Thursday, May 31, 2012

Forests and Fairies



So, there is this little bridge I pass on my walk home, and this afternoon, there was this guy on it, fishing. It was really nice out today, hot but bearable, but he was still way too over dressed for being right out in the sun. He had on heavy work pants, his only compensation being the rolled up sleeves of his black t-shirt. He was wearing Doc Martins, I’m positive they were Doc Martins, because I saw the yellow stitching. I saw a lot of things even though I really only got a good look at him for a few seconds, and I had my glasses off. He looked like my old boyfriend Henry from my story “Hard.” A skinhead! Fishing! In a quaint little town that’s never forgotten it’s past and every Memorial Day places a wreath on the gravestone of its founding father. My primal urge to mate was fierce. As I passed by him, stepped over his white bucket and tackle box, I said to myself, “It can’t end like this, I can’t just pass him, continue on my course, just go on with my day, knowing that he’s down there. He and I atleast have to talk. We atleast have to share one word. I need to know if he’s jailbait. I need to know what his teeth look like. I need to know if he’s a poser.” So I willed the universe, saying, “ Universe, today’s the day. I want you to lay down your cards, and if there is any magic out there, if there are any forests or fairies to be found, I want this member of the male species to hop in his car and come after me, or in line with my darker fantasies, make it that he somehow knows it’s ok to follow me home." So putting all my trust in the universe, I crossed the street and continued on my course. I played with my phone as I walked, every once and awhile looking over my shoulder to where he stood, getting smaller, imagining that he and I were making eye contact, because maybe we were, I didn’t have my glasses on and everyone’s a blur after about twenty feet. I got home and put my books away, brushed my teeth, neatened up a bit around the house. So what do you think? If he’s not here by 10 pm tonight, should I lock the door?

Saturday, April 7, 2012

True-Seeing



The author is an ugly, weasely little man, whose hair in pictures often looks unctuous.

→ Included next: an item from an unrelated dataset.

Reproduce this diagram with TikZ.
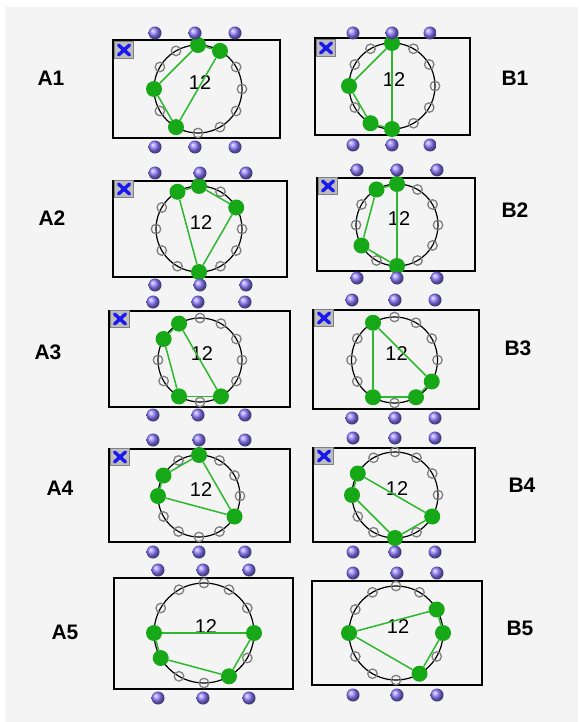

She knows this, but when she’s reading his work, she forgets. Only someone worthy of her lust could compose such paragraphs, filled as they were with universal insights and illuminations. And she was not alone in her feelings. He had a whole army of fan girls who normally would not look twice at him on the streets, would probably fart in his presence, knowing full well he would be able to connect it back to them as the source. And he had more than an army of these women, he had a battalion.

She wondered, did the same principle hold true for say, Ann Rule? Yes, the scope of what the two writers composed was entirely different, but there were fervent true crime fans. And what genre would her weasel- cum- lothario’s composition’s fall under anyway? Wow-moment memoir?

But. But. And there was a but. He was fucking up, and she knew if she talked to other women in his wow-moment battalion some of them would say the same thing, would still be true-seeing enough to have noticed. He needed to lay off the daily emails. They were so detailed, so everyday nuanced, that they could see him growing in his conceit. His transformative power had gone to his head. He was believing his own hype. He was ugly, they made him beautiful and he was making himself ugly again.

If she could give him one bit of advice, it would be lay off the daily emails. She’d add, groom your mystique. Finally, if she still had his attention, she’d say wash your hair.